# Utilities for Bayesian models and distributions¶

## Confidence/credible intervals¶

Credible intervals quantify the uncertainty of a parameter by providing the range of values containing the true parameter value with a given probability. Credible intervals can be calculated using the equal-tailed quantile method (ETI) or the highest posterior density method (HDI).

The HDI method calculates the interval such that $$P(l < z < u) = 1 - \delta$$, where $$\delta$$ denotes the significant level, and $$l$$ and $$u$$ denote the lower and upper bound of the interval, respectively.
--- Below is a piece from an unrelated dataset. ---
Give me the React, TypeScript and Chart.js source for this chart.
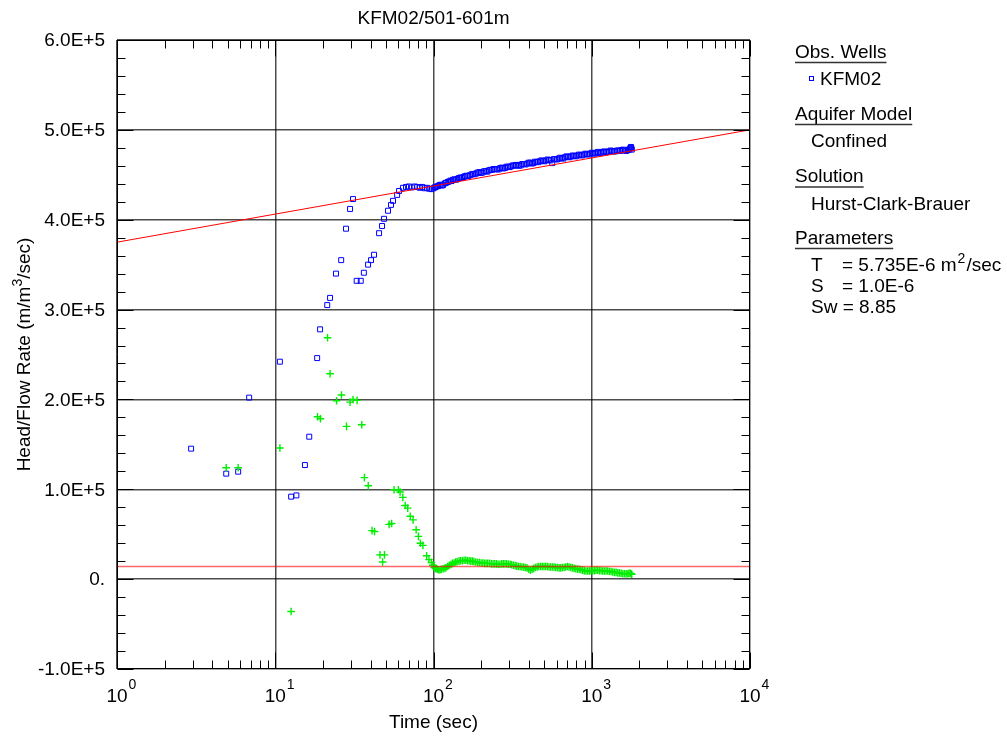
import React, { useEffect, useRef } from "react";
import { Chart, registerables } from "chart.js";

Chart.register(...registerables);

const FONT = '"Liberation Sans", Arial, Helvetica, sans-serif';

const TITLE = "KFM02/501-601m";
const X_TITLE = "Time (sec)";
const Y_TITLE_MAIN = "Head/Flow Rate (m/m";
const Y_TITLE_SUP = "3";
const Y_TITLE_TAIL = "/sec)";

const X_MIN = 1;
const X_MAX = 10000;
const Y_MIN = -100000;
const Y_MAX = 600000;

const xDecadeValues = [1, 10, 100, 1000, 10000];
const xDecadeExponents = ["0", "1", "2", "3", "4"];
const xMinorMultipliers = [2, 3, 4, 5, 6, 7, 8, 9];
const yTickValues = [600000, 500000, 400000, 300000, 200000, 100000, 0, -100000];
const yTickLabels = ["6.0E+5", "5.0E+5", "4.0E+5", "3.0E+5", "2.0E+5", "1.0E+5", "0.", "-1.0E+5"];
const yMinorStep = 20000;

// Observed: KFM02 (head / flow rate)
const kfmTimes = [
  2.94, 4.9, 5.83, 6.84, 10.7, 12.6, 13.6, 15.4, 16.4, 18.4,
  19.2, 21.3, 22.2, 24.2, 26.1, 28.0, 29.7, 31.0, 32.7, 34.7,
  36.3, 38.6, 40.3, 42.1, 45.3, 47.3, 48.7, 51.6, 53.9, 55.5,
  58.9, 60.6, 64.1, 67, 70, 73, 76, 79, 82, 85,
  88, 91, 94, 97,
  100, 102, 103, 105, 107, 109, 111, 113, 115, 118,
  120, 123, 125, 128, 130, 133, 136, 139, 142, 145,
  148, 151, 155, 158, 162, 166, 170, 174, 178, 182,
  186, 190, 195, 199, 204, 209, 214, 219, 224, 229,
  235, 240, 246, 252, 258, 264, 270, 276, 283, 289,
  296, 303, 310, 317, 325, 332, 340, 348, 356, 364,
  373, 382, 391, 400, 409, 418, 428, 438, 448, 458,
  469, 480, 491, 502, 514, 526, 538, 550, 563, 576,
  589, 603, 617, 631, 646, 661, 676, 692, 708, 724,
  741, 758, 776, 794, 812, 831, 850, 870, 890, 911,
  932, 954, 976, 999, 1022, 1046, 1070, 1095, 1120, 1146,
  1172, 1199, 1227, 1256, 1285, 1315, 1345, 1376, 1408, 1441,
  1474, 1508, 1543, 1579, 1615, 1652, 1690, 1720, 1740, 1760,
  1770, 1780, 1790,
];
const kfmValues = [
  145200, 117400, 119600, 202000, 242000, 91800, 93200, 127000, 158500, 246000,
  278000, 305000, 313000, 340000, 355000, 390000, 412000, 423000, 332000, 332000,
  341000, 350000, 355000, 361000, 385000, 393000, 401000, 410000, 416500, 421000,
  427600, 432000, 435500, 436500, 437000, 436000, 437000, 436500, 435500, 436500,
  435000, 435500, 434500, 434000,
  435000, 436000, 436500, 437000, 437500, 438500, 439000, 438000, 438500, 440500,
  441000, 442000, 442500, 443500, 443000, 444500, 445000, 444500, 445500, 446500,
  447000, 446500, 447500, 448500, 449000, 448500, 449500, 450500, 451000, 450500,
  451500, 452500, 453000, 452000, 452500, 454000, 454000, 453500, 455000, 455500,
  455500, 456500, 456500, 456000, 456000, 457500, 458000, 457000, 457500, 459000,
  459000, 458500, 459500, 460500, 460000, 461000, 461000, 460000, 460500, 462000,
  462000, 461500, 462500, 463500, 463500, 462500, 463000, 464500, 464500, 464000,
  465000, 466000, 465500, 465000, 466000, 467000, 466500, 466000, 463000, 467500,
  467500, 467000, 468000, 469000, 468500, 468000, 469500, 470500, 470000, 469500,
  470500, 471500, 471000, 470500, 471500, 472500, 472000, 471500, 472500, 473500,
  473000, 472500, 473500, 474500, 474000, 473500, 474500, 475500, 474000, 474500,
  475500, 476000, 475000, 475500, 476000, 477000, 476500, 476000, 476000, 477000,
  477000, 476500, 477500, 478000, 477000, 476500, 477500, 478000, 479000, 480000,
  481000, 479500, 478000,
];

// Derivative (green crosses)
const derivTimes = [
  4.9, 5.83, 10.7, 12.6, 18.5, 19.3, 21.4, 22.2, 24.4, 26.2,
  28.2, 29.7, 31.0, 32.9, 35.2, 36.6, 38.7, 40.9, 42.4, 45.9,
  47.7, 49.0, 52.4, 54.4, 56.3, 60, 61.5, 64, 66.2, 68.7,
  71.3, 74.3, 77.7, 80.3, 82.6, 85.7, 90.5, 93.6,
  97, 99, 101, 103, 104, 106, 108, 110, 112, 115,
  118, 120, 123, 126, 129, 132, 135, 138, 141, 145,
  148, 152, 156, 160, 164, 168, 172, 176, 180, 185,
  190, 195, 200, 205, 210, 215, 220, 226, 232, 238,
  244, 250, 256, 263, 270, 276, 283, 290, 297, 305,
  312, 320, 328, 336, 344, 353, 362, 371, 380, 390,
  400, 410, 420, 430, 441, 452, 463, 475, 487, 499,
  511, 524, 537, 550, 564, 578, 592, 607, 622, 637,
  653, 669, 685, 702, 719, 737, 755, 774, 793, 813,
  833, 854, 875, 897, 919, 942, 965, 989, 1013, 1038,
  1064, 1090, 1117, 1145, 1173, 1202, 1232, 1262, 1293, 1325,
  1358, 1391, 1425, 1461, 1497, 1534, 1572, 1611, 1651, 1691,
  1720, 1750, 1770, 1790,
];
const derivValues = [
  124000, 124000, 146000, -36000, 180700, 178500, 268600, 228600, 198500, 205000,
  170000, 197000, 200000, 199000, 171800, 113000, 104000, 54000, 53000, 27000,
  19000, 27000, 61000, 62000, 99500, 99500, 97000, 91000, 82000, 79000,
  70000, 66000, 55000, 47600, 40000, 37600, 26000, 21700,
  18700, 15500, 13000, 12000, 11500, 11000, 10500, 10500, 11000, 11500,
  12000, 13000, 14000, 15500, 16500, 17500, 18000, 19000, 19500, 20000,
  20500, 20500, 21000, 21000, 20500, 20500, 20000, 20000, 19500, 19000,
  18500, 18500, 18000, 18000, 17500, 17500, 17500, 17500, 17000, 17000,
  17000, 17000, 16500, 16500, 17000, 17000, 17000, 17000, 16500, 16500,
  16000, 15500, 15000, 14500, 14000, 14000, 13500, 13500, 13000, 12500,
  11000, 10000, 11000, 12000, 13000, 13500, 14000, 14000, 14000, 14000,
  14000, 14000, 13500, 13500, 13500, 13500, 13000, 13000, 12500, 12500,
  13000, 13000, 13500, 14000, 13500, 13000, 12500, 12000, 11500, 11000,
  11000, 10500, 10000, 9500, 9000, 9000, 9000, 9500, 9500, 9500,
  10000, 10000, 9500, 9500, 9000, 9000, 9000, 9000, 8500, 8500,
  8000, 7500, 7500, 7000, 7000, 6500, 6000, 6000, 6000, 6000,
  6500, 6500, 6000, 5500,
];

// Hurst-Clark-Brauer solution curves
const fitTimes = [1, 10000];
const fitValues = [375000, 500000];
const fitDerivTimes = [1, 10000];
const fitDerivValues = [14000, 14000];

const legendHeadings = ["Obs. Wells", "Aquifer Model", "Solution", "Parameters"];
const legendWell = "KFM02";
const legendModel = "Confined";
const legendSolution = "Hurst-Clark-Brauer";
const paramT = ["T", "= 5.735E-6 m", "2", "/sec"];
const paramS = ["S", "= 1.0E-6"];
const paramSw = "Sw = 8.85";

const toPts = (xs: number[], ys: number[]) => xs.map((x, i) => ({ x, y: ys[i] }));

const overlayPlugin = {
  id: "overlay",
  afterDraw(chart: any) {
    const { ctx, chartArea: a, scales } = chart;
    const xs = scales.x;
    const ys = scales.y;
    const L = Math.round(a.left) + 0.5;
    const R = Math.round(a.right) - 0.5;
    const T = Math.round(a.top) + 0.5;
    const B = Math.round(a.bottom) - 0.5;
    ctx.save();
    ctx.strokeStyle = "#000";
    ctx.lineWidth = 1;
    const line = (x1: number, y1: number, x2: number, y2: number) => {
      ctx.beginPath();
      ctx.moveTo(x1, y1);
      ctx.lineTo(x2, y2);
      ctx.stroke();
    };
    // frame
    line(L, T, R, T);
    line(R, T, R, B);
    line(R, B, L, B);
    line(L, B, L, T);
    // x minor ticks
    for (let d = 0; d < xDecadeValues.length - 1; d++) {
      for (const m of xMinorMultipliers) {
        const px = Math.round(xs.getPixelForValue(xDecadeValues[d] * m)) + 0.5;
        line(px, B, px, B - 8);
        line(px, T, px, T + 8);
      }
    }
    // x major ticks
    for (const v of xDecadeValues) {
      const px = Math.round(xs.getPixelForValue(v)) + 0.5;
      line(px, B, px, B - 16);
      line(px, T, px, T + 16);
    }
    // y ticks
    for (let i = 0; i < yTickValues.length; i++) {
      const v = yTickValues[i];
      const py = Math.round(ys.getPixelForValue(v)) + 0.5;
      line(L, py, L + 16, py);
      line(R, py, R - 16, py);
      if (i < yTickValues.length - 1) {
        for (let k = 1; k * yMinorStep < v - yTickValues[i + 1]; k++) {
          const pm = Math.round(ys.getPixelForValue(v - k * yMinorStep)) + 0.5;
          line(L, pm, L + 8, pm);
          line(R, pm, R - 8, pm);
        }
      }
    }
    // y labels
    ctx.fillStyle = "#000";
    ctx.font = `19px ${FONT}`;
    ctx.textAlign = "right";
    ctx.textBaseline = "middle";
    for (let i = 0; i < yTickValues.length; i++) {
      ctx.fillText(yTickLabels[i], a.left - 12, ys.getPixelForValue(yTickValues[i]) + 1);
    }
    // x labels: 10^n
    ctx.textBaseline = "alphabetic";
    for (let i = 0; i < xDecadeValues.length; i++) {
      const px = xs.getPixelForValue(xDecadeValues[i]);
      ctx.font = `19px ${FONT}`;
      ctx.textAlign = "center";
      ctx.fillText("10", px, a.bottom + 33);
      const w = ctx.measureText("10").width;
      ctx.font = `14px ${FONT}`;
      ctx.textAlign = "left";
      ctx.fillText(xDecadeExponents[i], px + w / 2 + 1, a.bottom + 20);
    }
    // titles
    ctx.font = `19px ${FONT}`;
    ctx.textAlign = "center";
    const cx = (a.left + a.right) / 2;
    ctx.fillText(TITLE, cx, 24);
    ctx.fillText(X_TITLE, cx, 728);
    // y title rotated
    ctx.save();
    ctx.translate(30, (a.top + a.bottom) / 2);
    ctx.rotate(-Math.PI / 2);
    ctx.textAlign = "left";
    ctx.font = `19px ${FONT}`;
    const w1 = ctx.measureText(Y_TITLE_MAIN).width;
    const w3 = ctx.measureText(Y_TITLE_TAIL).width;
    ctx.font = `14px ${FONT}`;
    const w2 = ctx.measureText(Y_TITLE_SUP).width;
    const start = -(w1 + w2 + w3) / 2;
    ctx.font = `19px ${FONT}`;
    ctx.fillText(Y_TITLE_MAIN, start, 0);
    ctx.font = `14px ${FONT}`;
    ctx.fillText(Y_TITLE_SUP, start + w1, -8);
    ctx.font = `19px ${FONT}`;
    ctx.fillText(Y_TITLE_TAIL, start + w1 + w2, 0);
    ctx.restore();

    // legend
    ctx.textAlign = "left";
    ctx.font = `19px ${FONT}`;
    const headX = 795;
    const headBase = [57.5, 119.5, 182, 243.5];
    ctx.strokeStyle = "#333";
    ctx.lineWidth = 1.5;
    legendHeadings.forEach((h, i) => {
      ctx.fillText(h, headX, headBase[i]);
      const w = ctx.measureText(h).width;
      ctx.beginPath();
      ctx.moveTo(headX, headBase[i] + 5);
      ctx.lineTo(headX + w, headBase[i] + 5);
      ctx.stroke();
    });
    // KFM02 marker
    ctx.strokeStyle = "#0000ff";
    ctx.lineWidth = 1;
    ctx.strokeRect(809.5, 76.5, 4, 4);
    ctx.fillText(legendWell, 820, 85);
    ctx.fillText(legendModel, 811, 147);
    ctx.fillText(legendSolution, 811, 209.5);
    // parameters
    ctx.fillText(paramT[0], 811, 271);
    ctx.fillText(paramT[1], 842, 271);
    let px = 842 + ctx.measureText(paramT[1]).width + 1;
    ctx.font = `14px ${FONT}`;
    ctx.fillText(paramT[2], px, 263);
    px += ctx.measureText(paramT[2]).width + 1;
    ctx.font = `19px ${FONT}`;
    ctx.fillText(paramT[3], px, 271);
    ctx.fillText(paramS[0], 811, 292);
    ctx.fillText(paramS[1], 842, 292);
    ctx.fillText(paramSw, 811, 313);
    ctx.restore();
  },
};

const isDecade = (v: number) => {
  const l = Math.log10(v);
  return Math.abs(l - Math.round(l)) < 1e-9;
};

export default function App() {
  const canvasRef = useRef<HTMLCanvasElement | null>(null);

  useEffect(() => {
    document.body.style.margin = "0";
    const canvas = canvasRef.current;
    if (!canvas) return;
    const chart = new Chart(canvas, {
      type: "scatter",
      data: {
        datasets: [
          {
            label: "KFM02",
            data: toPts(kfmTimes, kfmValues),
            pointStyle: "rect",
            pointRadius: 3.5,
            pointBorderWidth: 1,
            borderColor: "#0000ff",
            backgroundColor: "rgba(0,0,0,0)",
            order: 3,
          },
          {
            label: "Derivative",
            data: toPts(derivTimes, derivValues),
            pointStyle: "cross",
            pointRadius: 3.8,
            pointBorderWidth: 1.4,
            borderColor: "#00ee00",
            backgroundColor: "#00ee00",
            order: 2,
          },
          {
            label: "Fit",
            data: toPts(fitTimes, fitValues),
            showLine: true,
            pointRadius: 0,
            borderColor: "#ff0000",
            borderWidth: 1,
            order: 1,
          },
          {
            label: "Fit derivative",
            data: toPts(fitDerivTimes, fitDerivValues),
            showLine: true,
            pointRadius: 0,
            borderColor: "rgba(255,0,0,0.6)",
            borderWidth: 1.5,
            order: 1,
          },
        ],
      },
      options: {
        responsive: false,
        animation: false,
        layout: { padding: { left: 117, right: 257, top: 40, bottom: 69 } },
        plugins: { legend: { display: false }, tooltip: { enabled: false }, title: { display: false } },
        scales: {
          x: {
            type: "logarithmic",
            min: X_MIN,
            max: X_MAX,
            ticks: { display: false },
            border: { display: false },
            grid: {
              drawTicks: false,
              color: (c: any) => (c.tick && isDecade(c.tick.value) ? "rgba(0,0,0,0.7)" : "rgba(0,0,0,0)"),
              lineWidth: 1.5,
            },
            afterFit: (s: any) => {
              s.height = 0;
            },
          },
          y: {
            type: "linear",
            min: Y_MIN,
            max: Y_MAX,
            ticks: { display: false, stepSize: 100000 },
            border: { display: false },
            grid: { drawTicks: false, color: "rgba(0,0,0,0.7)", lineWidth: 1.5 },
            afterFit: (s: any) => {
              s.width = 0;
            },
          },
        },
      },
      plugins: [overlayPlugin],
    });
    return () => chart.destroy();
  }, []);

  return (
    <div style={{ position: "absolute", left: 0, top: 0, width: 1007, height: 738, background: "#fff" }}>
      <canvas ref={canvasRef} width={1007} height={738} style={{ display: "block" }} />
    </div>
  );
}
The HDI computes the narrowest interval by solving the minimization problem, see [CS99]

$\underset{l < u}{\text{min}}\left(|f(u) - f(l)| + |F(u) - F(l) - (1 -\delta)| \right).$

We reformulate the problem by removing absolute values and adding the narrowest interval $$u - l$$ on the objective function,

$\begin{split}\underset{u,l, t, w}{\text{min}} &\quad t + w + u - l\\ \text{s.t.} &\quad -t + f(u) - f(l) \ge 0\\ &\quad t + f(u) - f(l) \ge 0\\ &\quad -w + F(u) - F(l) - (1 -\delta) \ge 0\\ &\quad w + F(u) - F(l) - (1 -\delta) \ge 0\\ &\quad u - l - \epsilon \ge 0\\ &\quad l \in [l_{\min}, l_{\max}]]\\ &\quad u \in [u_{\min}, u_{\max}]\end{split}$

where $$\epsilon > 0$$, say $$\epsilon = 0.000001$$. Parameters $$l_{\min}$$, $$l_{\max}$$, $$u_{\min}$$ and $$u_{\max}$$ denote the bounds for the interval limits $$l$$ and $$u$$, there are dependent on the statistical distribution support.

cprior.cdist.ci_interval(x, interval_length=0.9, method='ETI')

Compute confidence/credible intervals (CI).

Parameters: x (array-like, shape = (n_samples)) – interval_length (float (default=0.9)) – Compute interval_length% credible interval. This is a value in [0, 1]. method (str (default="ETI")) – Method to compute credible intervals. Supported methods are Highest Density interval (method="HDI") and Equal-tailed interval (method="ETI"). ci_interval – The lower and upper limit of the interval. numpy.ndarray

Example

>>> from scipy import stats
>>> from cprior.cdist import ci_interval
>>> x = stats.norm.rvs(size=int(1e6), random_state=42)
>>> ci_interval(x=x, interval_length=0.95, method="ETI")
array([-1.96315029,  1.95842544])
>>> ci_interval(x=x, interval_length=0.95, method="HDI")
array([-1.95282024,  1.9679026 ])

cprior.cdist.ci_interval_exact(dist, interval_length=0.9, method='ETI', bounds=None)

Compute exact confidence/credible intervals (CI).

Parameters: dist (object) – A class representing a probability distribution with methods pdf, cdf and ppf. interval_length (float (default=0.9)) – Compute interval_length% credible interval. This is a value in [0, 1]. method (str (default="ETI")) – Method to compute credible intervals. Supported methods are Highest Density interval (method="HDI") and Equal-tailed interval (method="ETI"). bounds (list or None (default=None)) – Sequence of (min, max) pairs for lower and upper limit of the interval. None is used to specify no bound. ci_interval – The lower and upper limit of the interval. numpy.ndarray

Example

>>> from scipy import stats
>>> from cprior.cdist import ci_interval
>>> dist = stats.beta(4, 10)
>>> ci_interval_exact(dist=dist, interval_length=0.9, method="ETI")
array([0.11266578, 0.49464973])
>>> bounds = [(0, 1), (0, 1)]
>>> ci_interval_exact(dist=dist, interval_length=0.9, method="HDI", bounds=bounds)
array([0.09439576, 0.46944915])


## References¶

 [CS99] Mi. Chen and Q. Shao. Monte Carlo Estimation of Bayesian Credible and HPD Intervals. Journal of Computational and Graphical Statistics, 8(1):69–92, 1999.